_WHAT IS ASKED_
Repeat exactly the stretch of lines from the line containing "Reproduce this chart with matplotlib." through the line containing "ax = fig.add_axes([(493", both included, and nothing else.

# RECORD EXCERPTS start

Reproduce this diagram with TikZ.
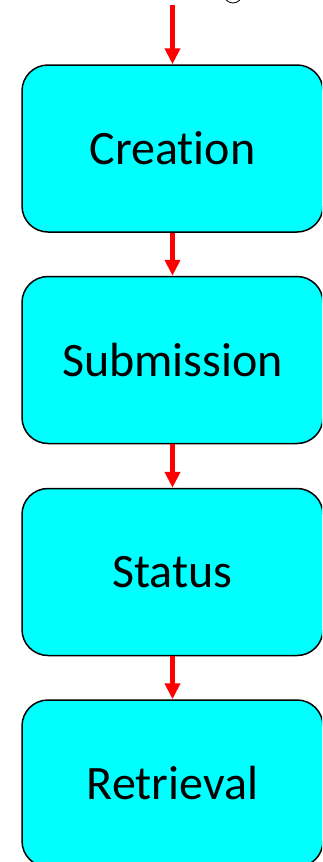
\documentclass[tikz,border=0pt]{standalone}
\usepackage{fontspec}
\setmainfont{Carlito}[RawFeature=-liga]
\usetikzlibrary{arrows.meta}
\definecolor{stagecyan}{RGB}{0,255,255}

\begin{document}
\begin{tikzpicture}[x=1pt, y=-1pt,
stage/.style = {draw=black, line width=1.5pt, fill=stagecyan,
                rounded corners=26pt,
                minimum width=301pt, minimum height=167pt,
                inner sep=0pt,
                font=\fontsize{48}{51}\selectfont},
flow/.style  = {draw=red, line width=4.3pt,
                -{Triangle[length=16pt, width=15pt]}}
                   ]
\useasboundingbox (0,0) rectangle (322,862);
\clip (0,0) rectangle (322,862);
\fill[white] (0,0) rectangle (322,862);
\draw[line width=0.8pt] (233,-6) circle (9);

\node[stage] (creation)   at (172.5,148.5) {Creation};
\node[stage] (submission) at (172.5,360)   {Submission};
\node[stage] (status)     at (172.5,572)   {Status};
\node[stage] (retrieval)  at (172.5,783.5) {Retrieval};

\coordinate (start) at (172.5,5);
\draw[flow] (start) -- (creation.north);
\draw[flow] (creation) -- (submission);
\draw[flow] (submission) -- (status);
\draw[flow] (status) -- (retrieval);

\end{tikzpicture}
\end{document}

# RECORD EXCERPTS end
# RECORD EXCERPTS start

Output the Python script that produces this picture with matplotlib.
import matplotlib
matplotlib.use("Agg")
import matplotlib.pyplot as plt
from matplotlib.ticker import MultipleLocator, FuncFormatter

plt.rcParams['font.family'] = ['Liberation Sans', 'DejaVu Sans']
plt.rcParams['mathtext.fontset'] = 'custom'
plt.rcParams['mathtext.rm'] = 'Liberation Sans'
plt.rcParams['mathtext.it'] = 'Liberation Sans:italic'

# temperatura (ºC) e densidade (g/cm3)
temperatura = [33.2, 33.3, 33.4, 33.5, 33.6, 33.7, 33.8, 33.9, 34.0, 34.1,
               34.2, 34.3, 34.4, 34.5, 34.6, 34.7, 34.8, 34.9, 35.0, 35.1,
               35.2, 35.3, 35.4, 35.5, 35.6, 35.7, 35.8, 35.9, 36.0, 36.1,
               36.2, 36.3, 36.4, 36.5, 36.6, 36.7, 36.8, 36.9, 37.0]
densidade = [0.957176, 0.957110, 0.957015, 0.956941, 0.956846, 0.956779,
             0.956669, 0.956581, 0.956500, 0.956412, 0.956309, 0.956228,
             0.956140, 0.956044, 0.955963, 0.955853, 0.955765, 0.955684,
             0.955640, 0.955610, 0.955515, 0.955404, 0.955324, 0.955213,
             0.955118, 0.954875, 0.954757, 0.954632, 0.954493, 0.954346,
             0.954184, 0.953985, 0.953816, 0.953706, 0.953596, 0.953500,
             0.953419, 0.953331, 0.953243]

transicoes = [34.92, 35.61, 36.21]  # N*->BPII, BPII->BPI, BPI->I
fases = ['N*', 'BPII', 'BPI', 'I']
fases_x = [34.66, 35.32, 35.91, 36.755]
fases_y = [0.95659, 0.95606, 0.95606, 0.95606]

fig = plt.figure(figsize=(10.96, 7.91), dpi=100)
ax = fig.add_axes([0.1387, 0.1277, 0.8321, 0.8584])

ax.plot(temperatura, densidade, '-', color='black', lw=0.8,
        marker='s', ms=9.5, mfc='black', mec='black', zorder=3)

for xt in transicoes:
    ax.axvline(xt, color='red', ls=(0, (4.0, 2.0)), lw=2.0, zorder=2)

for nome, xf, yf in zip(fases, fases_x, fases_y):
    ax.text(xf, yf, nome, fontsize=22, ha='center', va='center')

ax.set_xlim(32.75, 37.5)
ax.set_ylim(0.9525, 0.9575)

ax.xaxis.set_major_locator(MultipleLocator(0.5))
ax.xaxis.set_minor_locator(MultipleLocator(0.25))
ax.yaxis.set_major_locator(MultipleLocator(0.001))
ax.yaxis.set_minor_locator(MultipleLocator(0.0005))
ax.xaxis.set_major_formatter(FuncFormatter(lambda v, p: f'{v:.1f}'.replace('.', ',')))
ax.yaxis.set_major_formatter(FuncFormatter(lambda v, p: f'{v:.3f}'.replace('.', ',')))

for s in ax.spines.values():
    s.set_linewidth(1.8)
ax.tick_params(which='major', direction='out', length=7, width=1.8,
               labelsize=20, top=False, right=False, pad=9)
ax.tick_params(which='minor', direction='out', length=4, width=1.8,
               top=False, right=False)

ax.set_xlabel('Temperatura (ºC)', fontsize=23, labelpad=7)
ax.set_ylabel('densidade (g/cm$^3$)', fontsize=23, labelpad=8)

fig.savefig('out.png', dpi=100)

# RECORD EXCERPTS end
# RECORD EXCERPTS start

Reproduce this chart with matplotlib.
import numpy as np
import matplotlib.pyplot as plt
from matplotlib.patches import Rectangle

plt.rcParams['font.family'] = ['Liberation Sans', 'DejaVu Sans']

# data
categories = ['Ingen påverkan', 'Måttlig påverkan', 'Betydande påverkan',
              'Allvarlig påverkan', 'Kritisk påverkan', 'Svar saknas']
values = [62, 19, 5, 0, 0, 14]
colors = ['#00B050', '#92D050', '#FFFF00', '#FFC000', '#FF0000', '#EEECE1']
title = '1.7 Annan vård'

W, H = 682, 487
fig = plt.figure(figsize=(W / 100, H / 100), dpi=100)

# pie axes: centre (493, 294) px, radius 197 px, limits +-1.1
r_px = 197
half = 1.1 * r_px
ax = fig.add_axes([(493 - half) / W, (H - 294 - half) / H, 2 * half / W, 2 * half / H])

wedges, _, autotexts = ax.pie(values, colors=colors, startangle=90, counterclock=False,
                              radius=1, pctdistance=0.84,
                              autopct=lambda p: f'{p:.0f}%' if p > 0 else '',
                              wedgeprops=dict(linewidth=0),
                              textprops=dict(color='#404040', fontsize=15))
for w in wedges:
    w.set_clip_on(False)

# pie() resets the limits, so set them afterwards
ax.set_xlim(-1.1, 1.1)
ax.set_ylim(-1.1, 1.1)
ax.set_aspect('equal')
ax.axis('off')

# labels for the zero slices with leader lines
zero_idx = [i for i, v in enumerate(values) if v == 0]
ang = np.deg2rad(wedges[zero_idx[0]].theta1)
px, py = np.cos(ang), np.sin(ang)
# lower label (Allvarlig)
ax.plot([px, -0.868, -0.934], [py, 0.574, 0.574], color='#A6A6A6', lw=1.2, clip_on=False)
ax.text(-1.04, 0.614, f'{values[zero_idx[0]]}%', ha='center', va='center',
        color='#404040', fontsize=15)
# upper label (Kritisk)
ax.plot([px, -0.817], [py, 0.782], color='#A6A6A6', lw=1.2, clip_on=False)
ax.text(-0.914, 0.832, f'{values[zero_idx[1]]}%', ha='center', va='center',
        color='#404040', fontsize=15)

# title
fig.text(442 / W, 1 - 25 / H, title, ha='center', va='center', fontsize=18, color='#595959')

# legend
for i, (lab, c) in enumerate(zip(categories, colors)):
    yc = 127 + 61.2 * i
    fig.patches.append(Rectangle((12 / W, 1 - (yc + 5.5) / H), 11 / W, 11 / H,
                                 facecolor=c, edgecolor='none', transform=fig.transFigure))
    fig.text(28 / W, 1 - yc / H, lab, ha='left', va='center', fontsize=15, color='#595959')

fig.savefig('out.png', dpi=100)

# RECORD EXCERPTS end

_RESULT_
Reproduce this chart with matplotlib.
import numpy as np
import matplotlib.pyplot as plt
from matplotlib.patches import Rectangle

plt.rcParams['font.family'] = ['Liberation Sans', 'DejaVu Sans']

# data
categories = ['Ingen påverkan', 'Måttlig påverkan', 'Betydande påverkan',
              'Allvarlig påverkan', 'Kritisk påverkan', 'Svar saknas']
values = [62, 19, 5, 0, 0, 14]
colors = ['#00B050', '#92D050', '#FFFF00', '#FFC000', '#FF0000', '#EEECE1']
title = '1.7 Annan vård'

W, H = 682, 487
fig = plt.figure(figsize=(W / 100, H / 100), dpi=100)

# pie axes: centre (493, 294) px, radius 197 px, limits +-1.1
r_px = 197
half = 1.1 * r_px
ax = fig.add_axes([(493 - half) / W, (H - 294 - half) / H, 2 * half / W, 2 * half / H])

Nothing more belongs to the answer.